# Challenge
Reproduce the listing below exactly, beginning with its first line and ending with the line that holds "(0,0) rectangle (2048,1536);"; pictures are not part of the copy.

# Dataset extract

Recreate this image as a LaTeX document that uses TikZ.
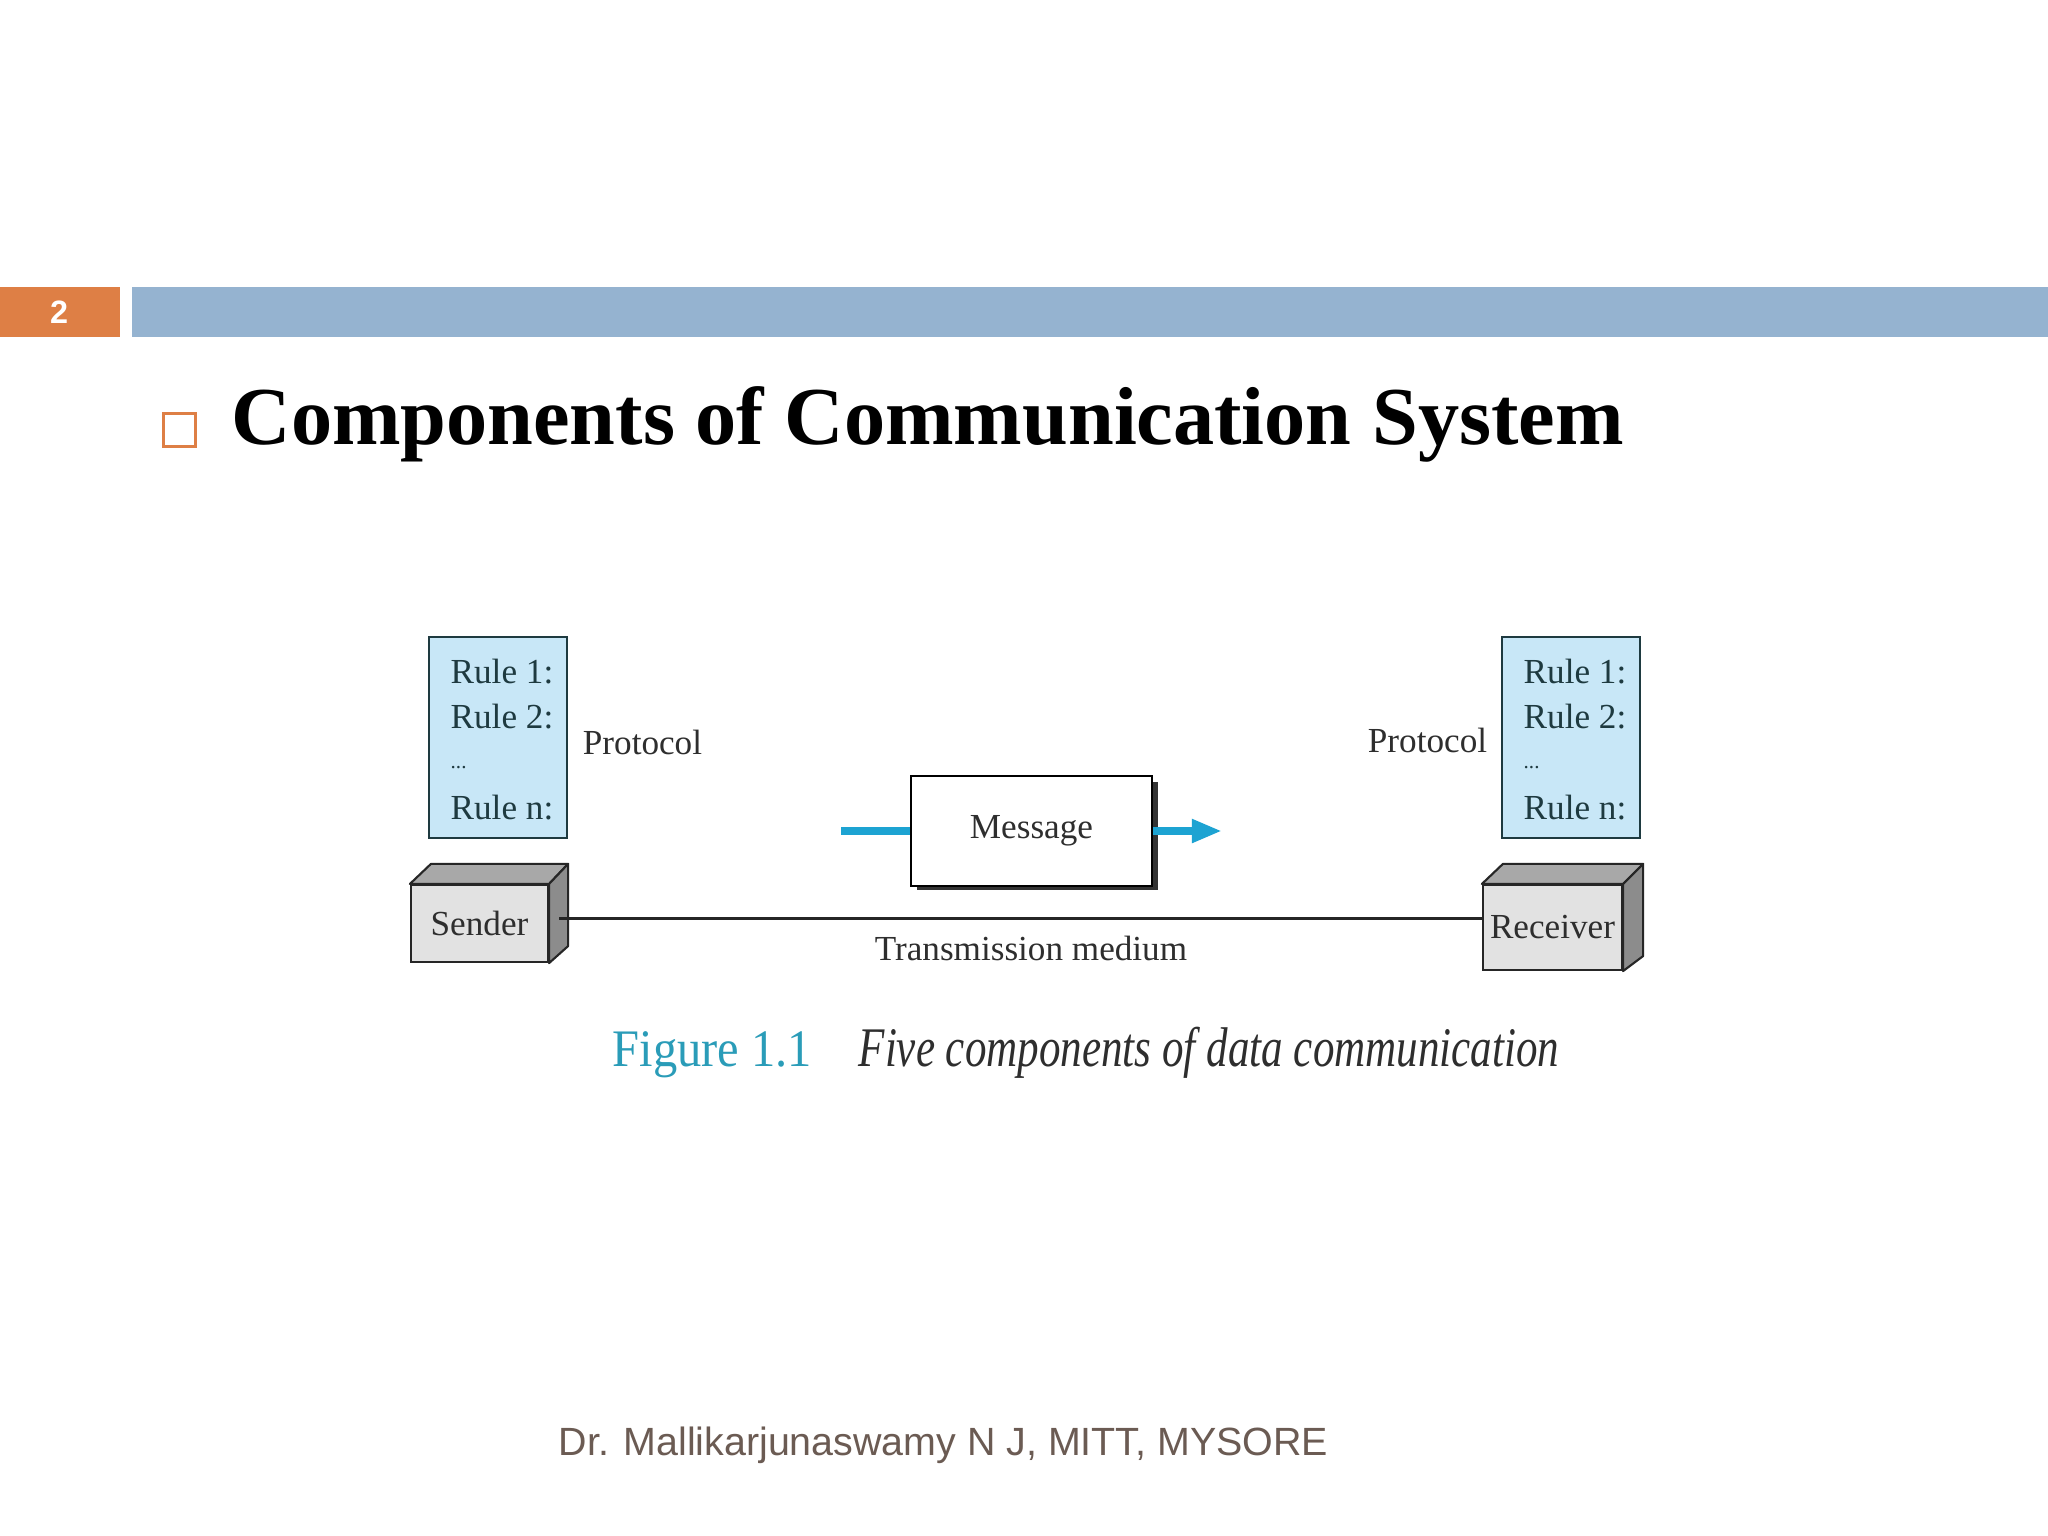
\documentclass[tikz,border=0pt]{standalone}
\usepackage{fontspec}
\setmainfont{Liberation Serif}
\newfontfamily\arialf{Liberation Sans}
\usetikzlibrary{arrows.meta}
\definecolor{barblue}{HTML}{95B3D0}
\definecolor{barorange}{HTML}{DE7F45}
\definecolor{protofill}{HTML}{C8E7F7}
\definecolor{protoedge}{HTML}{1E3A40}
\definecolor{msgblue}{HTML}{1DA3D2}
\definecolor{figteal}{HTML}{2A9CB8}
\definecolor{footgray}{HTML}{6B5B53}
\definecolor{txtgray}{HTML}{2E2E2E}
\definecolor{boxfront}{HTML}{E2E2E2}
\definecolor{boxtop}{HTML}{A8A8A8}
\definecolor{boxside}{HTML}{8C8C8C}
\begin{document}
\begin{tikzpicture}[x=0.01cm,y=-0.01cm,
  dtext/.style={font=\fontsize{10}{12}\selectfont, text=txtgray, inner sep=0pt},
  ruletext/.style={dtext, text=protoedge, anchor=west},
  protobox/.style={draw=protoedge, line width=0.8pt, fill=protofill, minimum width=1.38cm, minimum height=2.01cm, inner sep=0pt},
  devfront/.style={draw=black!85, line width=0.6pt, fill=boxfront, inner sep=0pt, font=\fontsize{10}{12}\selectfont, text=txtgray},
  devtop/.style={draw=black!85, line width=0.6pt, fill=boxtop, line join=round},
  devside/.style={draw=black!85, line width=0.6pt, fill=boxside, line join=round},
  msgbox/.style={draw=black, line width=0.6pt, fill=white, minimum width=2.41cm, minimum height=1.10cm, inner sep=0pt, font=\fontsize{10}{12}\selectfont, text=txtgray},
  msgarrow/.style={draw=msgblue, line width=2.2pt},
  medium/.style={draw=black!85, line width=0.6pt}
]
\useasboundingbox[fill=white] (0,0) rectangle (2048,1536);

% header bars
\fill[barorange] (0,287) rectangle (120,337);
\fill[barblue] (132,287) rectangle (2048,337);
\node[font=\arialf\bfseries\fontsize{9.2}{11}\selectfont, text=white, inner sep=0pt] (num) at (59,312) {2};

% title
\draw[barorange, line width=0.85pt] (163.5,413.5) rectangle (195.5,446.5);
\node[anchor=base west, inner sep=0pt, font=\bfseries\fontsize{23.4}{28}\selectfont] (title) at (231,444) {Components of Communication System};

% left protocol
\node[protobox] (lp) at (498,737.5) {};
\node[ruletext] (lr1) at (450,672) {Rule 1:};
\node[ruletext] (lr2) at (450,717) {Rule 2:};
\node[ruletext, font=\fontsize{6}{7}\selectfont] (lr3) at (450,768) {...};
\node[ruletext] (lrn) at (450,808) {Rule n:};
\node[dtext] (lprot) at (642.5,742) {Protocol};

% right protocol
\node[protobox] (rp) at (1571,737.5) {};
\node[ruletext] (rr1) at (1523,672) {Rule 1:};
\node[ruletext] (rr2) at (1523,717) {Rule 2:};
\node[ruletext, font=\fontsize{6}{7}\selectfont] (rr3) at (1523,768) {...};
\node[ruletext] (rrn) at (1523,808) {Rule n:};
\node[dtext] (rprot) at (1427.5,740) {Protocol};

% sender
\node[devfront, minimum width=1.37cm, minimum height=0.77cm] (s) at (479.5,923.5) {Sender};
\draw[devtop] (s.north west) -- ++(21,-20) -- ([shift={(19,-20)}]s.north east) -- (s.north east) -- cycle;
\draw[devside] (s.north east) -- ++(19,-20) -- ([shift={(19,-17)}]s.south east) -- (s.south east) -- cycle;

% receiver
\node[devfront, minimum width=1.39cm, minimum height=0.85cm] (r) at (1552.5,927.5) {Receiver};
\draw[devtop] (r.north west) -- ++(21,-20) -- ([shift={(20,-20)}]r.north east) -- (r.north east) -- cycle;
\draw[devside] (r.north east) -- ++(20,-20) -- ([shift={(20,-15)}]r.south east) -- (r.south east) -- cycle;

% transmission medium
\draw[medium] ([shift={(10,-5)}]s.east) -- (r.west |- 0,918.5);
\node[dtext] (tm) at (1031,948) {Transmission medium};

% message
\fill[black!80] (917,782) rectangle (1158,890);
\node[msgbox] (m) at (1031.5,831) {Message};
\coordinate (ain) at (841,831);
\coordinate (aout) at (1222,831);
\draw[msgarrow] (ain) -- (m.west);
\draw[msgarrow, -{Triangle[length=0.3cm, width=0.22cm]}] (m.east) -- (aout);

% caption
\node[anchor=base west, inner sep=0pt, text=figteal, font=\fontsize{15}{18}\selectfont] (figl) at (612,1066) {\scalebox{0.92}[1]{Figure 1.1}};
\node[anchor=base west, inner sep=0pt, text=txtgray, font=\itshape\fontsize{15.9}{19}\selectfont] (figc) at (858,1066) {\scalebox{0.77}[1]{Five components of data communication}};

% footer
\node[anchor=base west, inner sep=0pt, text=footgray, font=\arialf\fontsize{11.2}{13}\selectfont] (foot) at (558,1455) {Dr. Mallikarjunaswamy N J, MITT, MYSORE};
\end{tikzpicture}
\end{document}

# Worked answer
Recreate this image as a LaTeX document that uses TikZ.
\documentclass[tikz,border=0pt]{standalone}
\usepackage{fontspec}
\setmainfont{Liberation Serif}
\newfontfamily\arialf{Liberation Sans}
\usetikzlibrary{arrows.meta}
\definecolor{barblue}{HTML}{95B3D0}
\definecolor{barorange}{HTML}{DE7F45}
\definecolor{protofill}{HTML}{C8E7F7}
\definecolor{protoedge}{HTML}{1E3A40}
\definecolor{msgblue}{HTML}{1DA3D2}
\definecolor{figteal}{HTML}{2A9CB8}
\definecolor{footgray}{HTML}{6B5B53}
\definecolor{txtgray}{HTML}{2E2E2E}
\definecolor{boxfront}{HTML}{E2E2E2}
\definecolor{boxtop}{HTML}{A8A8A8}
\definecolor{boxside}{HTML}{8C8C8C}
\begin{document}
\begin{tikzpicture}[x=0.01cm,y=-0.01cm,
  dtext/.style={font=\fontsize{10}{12}\selectfont, text=txtgray, inner sep=0pt},
  ruletext/.style={dtext, text=protoedge, anchor=west},
  protobox/.style={draw=protoedge, line width=0.8pt, fill=protofill, minimum width=1.38cm, minimum height=2.01cm, inner sep=0pt},
  devfront/.style={draw=black!85, line width=0.6pt, fill=boxfront, inner sep=0pt, font=\fontsize{10}{12}\selectfont, text=txtgray},
  devtop/.style={draw=black!85, line width=0.6pt, fill=boxtop, line join=round},
  devside/.style={draw=black!85, line width=0.6pt, fill=boxside, line join=round},
  msgbox/.style={draw=black, line width=0.6pt, fill=white, minimum width=2.41cm, minimum height=1.10cm, inner sep=0pt, font=\fontsize{10}{12}\selectfont, text=txtgray},
  msgarrow/.style={draw=msgblue, line width=2.2pt},
  medium/.style={draw=black!85, line width=0.6pt}
]
\useasboundingbox[fill=white] (0,0) rectangle (2048,1536);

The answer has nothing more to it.